----- DATA EXTRACT -----

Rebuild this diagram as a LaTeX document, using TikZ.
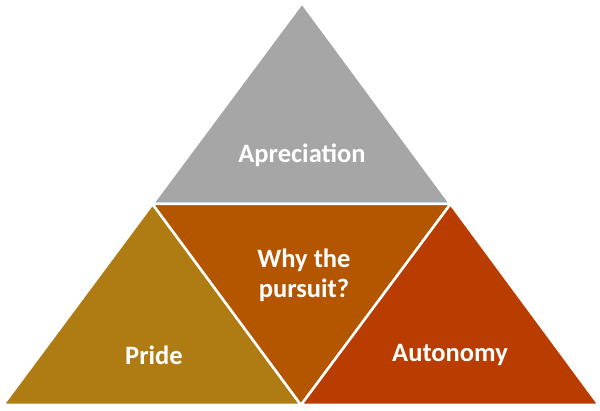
\documentclass[tikz,border=0pt]{standalone}
\usepackage{fontspec}
\setmainfont{Carlito}
\usepackage{xcolor}
\usetikzlibrary{calc}
\definecolor{apgray}{RGB}{166,166,166}
\definecolor{pridegold}{RGB}{175,124,20}
\definecolor{whyrust}{RGB}{180,86,0}
\definecolor{autored}{RGB}{185,60,0}
\tikzset{
	piece/.style={draw=white, line width=2.5pt, line join=miter},
	word/.style={text=white, font=\fontsize{26.5}{30}\selectfont\bfseries, align=center}
}

\begin{document}
\begin{tikzpicture}[x=1pt,y=1pt]
			\useasboundingbox (0,0) rectangle (600,411);
			\coordinate (top) at (302,408);
			\coordinate (left) at (3,6);
			\coordinate (right) at (599,6);
			\coordinate (ml) at ($(top)!0.5!(left)$);
			\coordinate (mr) at ($(top)!0.5!(right)$);
			\coordinate (mb) at ($(left)!0.5!(right)$);
			\fill[apgray, piece] (top) -- (ml) -- (mr) -- cycle;
			\fill[pridegold, piece] (ml) -- (left) -- (mb) -- cycle;
			\fill[whyrust, piece] (ml) -- (mr) -- (mb) -- cycle;
			\fill[autored, piece] (mr) -- (mb) -- (right) -- cycle;
			\node[word] (apreciation) at (302,256) {Apreciation};
			\node[word] (why) at (304,136) {Why the\\pursuit?};
			\node[word] (pride) at (154,56) {Pride};
			\node[word] (autonomy) at (450,56) {Autonomy};
		\end{tikzpicture}
\end{document}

-----

| SET PROBLEM |
Output the material word for word, omitting its pictures.

| REPLY |
Rebuild this diagram as a LaTeX document, using TikZ.
\documentclass[tikz,border=0pt]{standalone}
\usepackage{fontspec}
\setmainfont{Carlito}
\usepackage{xcolor}
\usetikzlibrary{calc}
\definecolor{apgray}{RGB}{166,166,166}
\definecolor{pridegold}{RGB}{175,124,20}
\definecolor{whyrust}{RGB}{180,86,0}
\definecolor{autored}{RGB}{185,60,0}
\tikzset{
	piece/.style={draw=white, line width=2.5pt, line join=miter},
	word/.style={text=white, font=\fontsize{26.5}{30}\selectfont\bfseries, align=center}
}

\begin{document}
\begin{tikzpicture}[x=1pt,y=1pt]
			\useasboundingbox (0,0) rectangle (600,411);
			\coordinate (top) at (302,408);
			\coordinate (left) at (3,6);
			\coordinate (right) at (599,6);
			\coordinate (ml) at ($(top)!0.5!(left)$);
			\coordinate (mr) at ($(top)!0.5!(right)$);
			\coordinate (mb) at ($(left)!0.5!(right)$);
			\fill[apgray, piece] (top) -- (ml) -- (mr) -- cycle;
			\fill[pridegold, piece] (ml) -- (left) -- (mb) -- cycle;
			\fill[whyrust, piece] (ml) -- (mr) -- (mb) -- cycle;
			\fill[autored, piece] (mr) -- (mb) -- (right) -- cycle;
			\node[word] (apreciation) at (302,256) {Apreciation};
			\node[word] (why) at (304,136) {Why the\\pursuit?};
			\node[word] (pride) at (154,56) {Pride};
			\node[word] (autonomy) at (450,56) {Autonomy};
		\end{tikzpicture}
\end{document}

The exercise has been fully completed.